News

Protecting, preserving, and restoring the floodplain

Education, Environmental, Legislative, Sound Rivers

Posted on October 19th, 2020

A Murphy-Brown-owned swine facility West of Trenton, NC, where the lagoon has been over topped by flood waters.

by Matthew Starr, Upper Neuse Riverkeeper

We still have a more than a month left in the 2020 Atlantic hurricane season, but, as it winds down, we need to start thinking about how we can be better prepared for the 2021 hurricane season, the 2022 season, and all the hurricane seasons in the years that will follow.

Rising seas and more frequent storms are expected to increase the areas of the United States at risk of floods by up to 45 percent by 2100, according to a Federal Emergency Management Agency study.

We’re going to be hit hard, by most projections. High tide flooding, defined as water levels of 1.6 to 2.1 feet above the average height of the highest tide, is projected to become a nearly daily occurrence by 2100, according to the North Carolina Climate Science Report. The same report found it is likely that the frequency and severity of inland flooding will increase as well.

How much that flooding increases in 80 years will be determined, in part, by what we do today. It will be determined by what we build, where we build it —  and what we preserve.

Protecting, preserving, and restoring the floodplain is the cheapest and easiest way for North Carolina to protect its communities from hurricanes and flooding.

Investing in our natural infrastructure now — infrastructure like wetlands, forests, and swamps — will save us clean-up costs later. For instance, a one acre wetland, one foot deep, can hold approximately 330,000 gallons of water. By some estimates, that 330,000 gallons is enough to flood 13 average-sized homes in thigh-deep water. The wetland you save today may save your house down the line.

But, unfortunately that isn’t how we’ve been thinking. Even as storms get worse and more frequent, North Carolina’s regulations often still only require sources of pollution, such as swine waste management systems, to withstand 25-year storms. As we all know, we’ve had two storms in the last five years that were, based on probability, 1,000-year storms.

We need to increase funding for programs that remove buildings from the floodplain.

North Carolina’s floodplain is currently home to many of the state’s factory pork operations, which house nearly 9 million swine. After Hurricane Matthew my organization, Sound Rivers, was a co-applicant for federal funding for the swine fund buyout program. We need to buy out more operations, which keep millions of gallons of swine waste in open pits, so they’re not in the path of future hurricanes.

Our floodplains are also home to many of the state’s industrial poultry operations, as well as a variety of commercial buildings, and many wastewater treatment plants.

This needs to change. This is an urban and a rural problem. Even in the urban parts of the Neuse basin, there are still homes being built in the floodplain.

This has to stop. And we need to change some laws to make this happen.
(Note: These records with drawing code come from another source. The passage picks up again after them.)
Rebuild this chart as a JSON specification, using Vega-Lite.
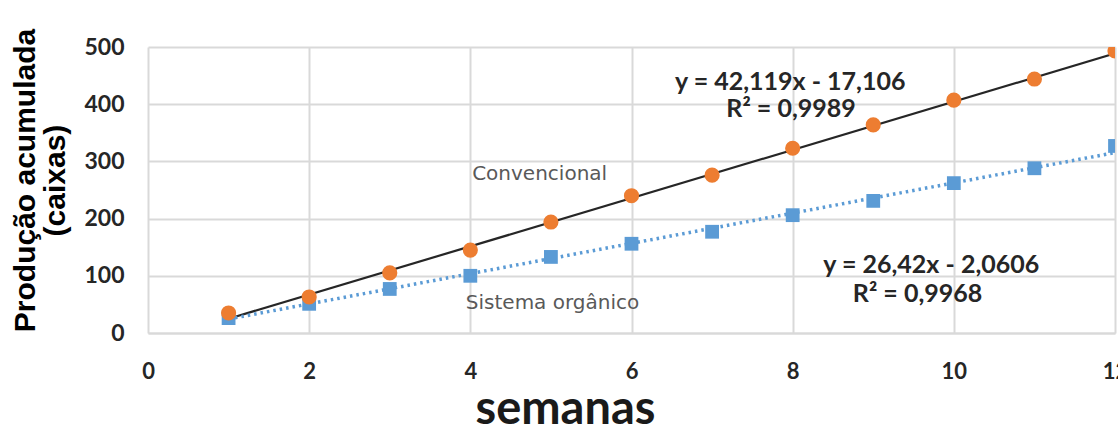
{
  "$schema": "https://vega.github.io/schema/vega-lite/v6.json",
  "width": 967,
  "height": 286,
  "autosize": {"type": "none"},
  "padding": {"left": 148, "top": 47, "right": 3, "bottom": 103},
  "background": "white",
  "config": {"view": {"stroke": null}},
  "datasets": {
    "pts": [
      {"semana": 1, "producao": 35, "sistema": "Convencional"},
      {"semana": 2, "producao": 63, "sistema": "Convencional"},
      {"semana": 3, "producao": 105, "sistema": "Convencional"},
      {"semana": 4, "producao": 145, "sistema": "Convencional"},
      {"semana": 5, "producao": 194, "sistema": "Convencional"},
      {"semana": 6, "producao": 240, "sistema": "Convencional"},
      {"semana": 7, "producao": 276, "sistema": "Convencional"},
      {"semana": 8, "producao": 323, "sistema": "Convencional"},
      {"semana": 9, "producao": 364, "sistema": "Convencional"},
      {"semana": 10, "producao": 407, "sistema": "Convencional"},
      {"semana": 11, "producao": 444, "sistema": "Convencional"},
      {"semana": 12, "producao": 493, "sistema": "Convencional"},
      {"semana": 1, "producao": 26, "sistema": "Sistema orgânico"},
      {"semana": 2, "producao": 51, "sistema": "Sistema orgânico"},
      {"semana": 3, "producao": 77, "sistema": "Sistema orgânico"},
      {"semana": 4, "producao": 100, "sistema": "Sistema orgânico"},
      {"semana": 5, "producao": 133, "sistema": "Sistema orgânico"},
      {"semana": 6, "producao": 156, "sistema": "Sistema orgânico"},
      {"semana": 7, "producao": 177, "sistema": "Sistema orgânico"},
      {"semana": 8, "producao": 206, "sistema": "Sistema orgânico"},
      {"semana": 9, "producao": 231, "sistema": "Sistema orgânico"},
      {"semana": 10, "producao": 262, "sistema": "Sistema orgânico"},
      {"semana": 11, "producao": 288, "sistema": "Sistema orgânico"},
      {"semana": 12, "producao": 327, "sistema": "Sistema orgânico"}
    ],
    "trend": [
      {"semana": 1, "producao": 25, "sistema": "Convencional"},
      {"semana": 12.1, "producao": 493, "sistema": "Convencional"},
      {"semana": 1, "producao": 24.4, "sistema": "Sistema orgânico"},
      {"semana": 12.1, "producao": 318, "sistema": "Sistema orgânico"}
    ],
    "labels": [
      {"semana": 7.97, "producao": 425, "texto": "y = 42,119x - 17,106", "tipo": "eq"},
      {"semana": 7.98, "producao": 377, "texto": "R² = 0,9989", "tipo": "eq"},
      {"semana": 9.72, "producao": 105, "texto": "y = 26,42x - 2,0606", "tipo": "eq"},
      {"semana": 9.55, "producao": 55, "texto": "R² = 0,9968", "tipo": "eq"},
      {"semana": 4.86, "producao": 268, "texto": "Convencional", "tipo": "nome"},
      {"semana": 5.02, "producao": 42, "texto": "Sistema orgânico", "tipo": "nome"}
    ]
  },
  "encoding": {
    "x": {
      "field": "semana",
      "type": "quantitative",
      "scale": {"domain": [0, 12], "nice": false, "zero": true},
      "axis": {
        "values": [0, 2, 4, 6, 8, 10, 12],
        "title": "semanas",
        "titleFont": "Lato",
        "titleFontSize": 47,
        "titleFontWeight": "bold",
        "titleColor": "#1a1a1a",
        "titleBaseline": "alphabetic",
        "titleX": 417,
        "titleY": 90,
        "labelFont": "Lato",
        "labelFontSize": 22,
        "labelFontWeight": "bold",
        "labelColor": "#262626",
        "labelPadding": 28,
        "labelFlush": false,
        "ticks": false,
        "domain": true,
        "domainColor": "#d9d9d9",
        "domainWidth": 2,
        "grid": true,
        "gridColor": "#d9d9d9",
        "gridWidth": 2
      }
    },
    "y": {
      "field": "producao",
      "type": "quantitative",
      "scale": {"domain": [0, 500], "nice": false},
      "axis": {
        "values": [0, 100, 200, 300, 400, 500],
        "title": ["Produção acumulada", "(caixas)"],
        "titleFont": "Liberation Sans",
        "titleFontSize": 30,
        "titleFontWeight": "bold",
        "titleColor": "#000000",
        "titleAngle": -90,
        "titleAlign": "center",
        "titleBaseline": "alphabetic",
        "titleX": -114,
        "titleY": 133,
        "titleLineHeight": 30,
        "labelFont": "Lato",
        "labelFontSize": 23,
        "labelFontWeight": "bold",
        "labelColor": "#262626",
        "labelPadding": 24,
        "ticks": false,
        "domain": false,
        "grid": true,
        "gridColor": "#d9d9d9",
        "gridWidth": 2
      }
    }
  },
  "layer": [
    {
      "data": {"name": "trend"},
      "transform": [{"filter": "datum.sistema === 'Convencional'"}],
      "mark": {"type": "line", "color": "#262626", "strokeWidth": 2.2, "clip": true},
      "encoding": {}
    },
    {
      "data": {"name": "trend"},
      "transform": [{"filter": "datum.sistema === 'Sistema orgânico'"}],
      "mark": {"type": "line", "color": "#5B9BD5", "strokeWidth": 3.5, "strokeDash": [2.5, 4], "clip": true},
      "encoding": {}
    },
    {
      "data": {"name": "pts"},
      "transform": [{"filter": "datum.sistema === 'Sistema orgânico'"}],
      "mark": {"type": "point", "shape": "square", "filled": true, "size": 190, "color": "#5B9BD5", "opacity": 1, "clip": true},
      "encoding": {}
    },
    {
      "data": {"name": "pts"},
      "transform": [{"filter": "datum.sistema === 'Convencional'"}],
      "mark": {"type": "point", "shape": "circle", "filled": true, "size": 230, "color": "#ED7D31", "opacity": 1, "clip": true},
      "encoding": {}
    },
    {
      "data": {"name": "labels"},
      "transform": [{"filter": "datum.tipo === 'eq'"}],
      "mark": {"type": "text", "font": "Lato", "fontSize": 25, "fontWeight": "bold", "color": "#262626", "align": "center", "baseline": "alphabetic"},
      "encoding": {"text": {"field": "texto", "type": "nominal"}}
    },
    {
      "data": {"name": "labels"},
      "transform": [{"filter": "datum.tipo === 'nome'"}],
      "mark": {"type": "text", "font": "DejaVu Sans", "fontSize": 20, "fontWeight": "normal", "color": "#595959", "align": "center", "baseline": "alphabetic"},
      "encoding": {"text": {"field": "texto", "type": "nominal"}}
    }
  ]
}
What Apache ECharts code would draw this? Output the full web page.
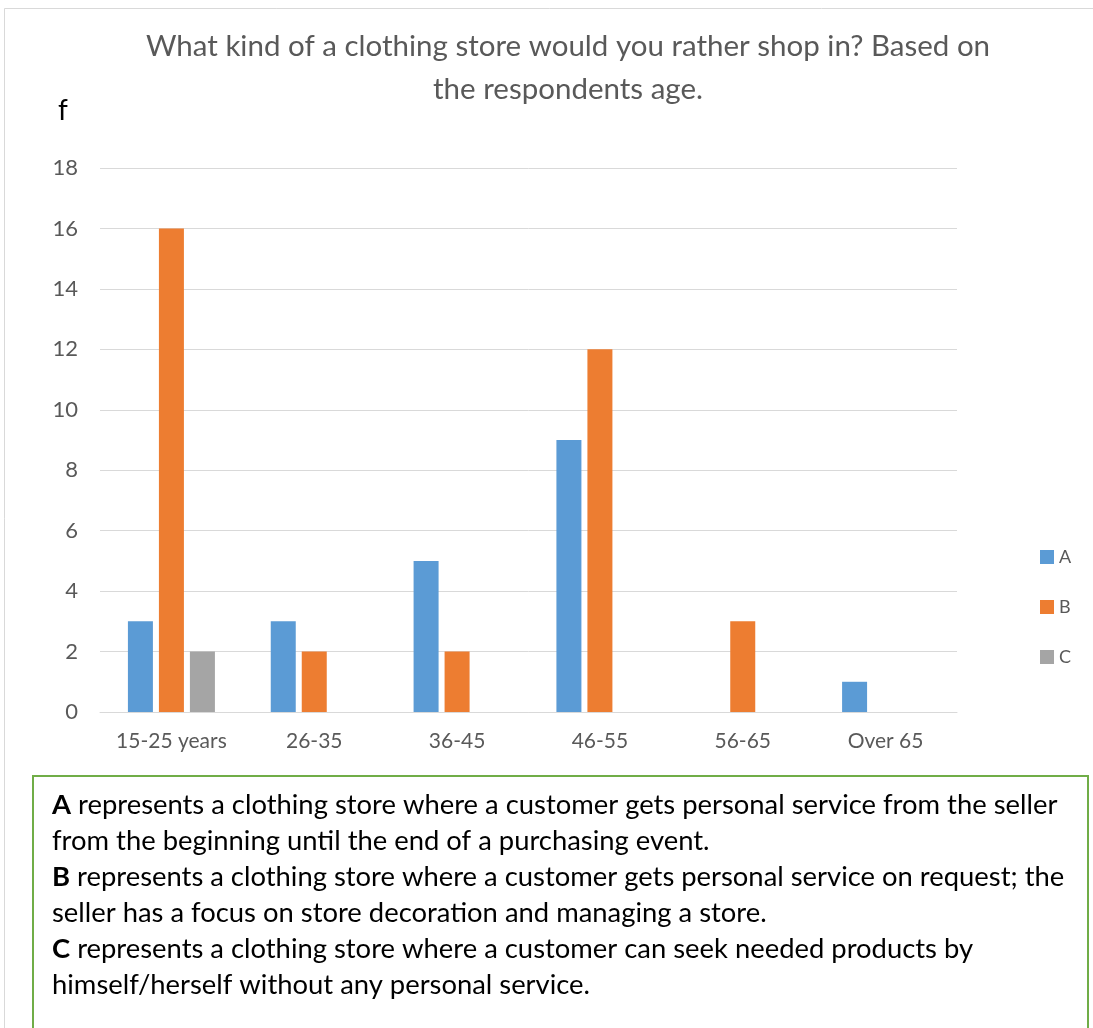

For instance, poultry operations currently need little more than a building permit to open shop, no matter how flood-prone an area is. In flood-prone Robeson County, the population of chickens and turkeys increased by 80 percent between 2012 and 2019, reaching 24 million.

We know where that can go wrong. Hurricane Florence flooded operations that housed 3.4 million birds.

This industry is just one example. It’s clear we need stricter floodplain development regulations for all commercial and residential development, as well as keeping wastewater treatment plants out of flood prone areas. Building new poultry operations, which can house tens of thousands of birds and their waste in a floodplain is a health hazard. Building Crabtree Valley Mall on a floodplain has and been and will continue to be a financial hazard.

We can’t afford either.

Floodplain buyout and restoration is not only the cheapest form to mitigate flood impacts — it’s also the only permanent one. When a floodplain has no structures, there’s nothing to flood.

Being prepared for more frequent and severe storms in the coming years — and decades — means that we’ll have to shift our mindset.

We need to focus more on preparing for hurricanes and floods. Doing so is the only way we’ll be able to focus less on responding to them.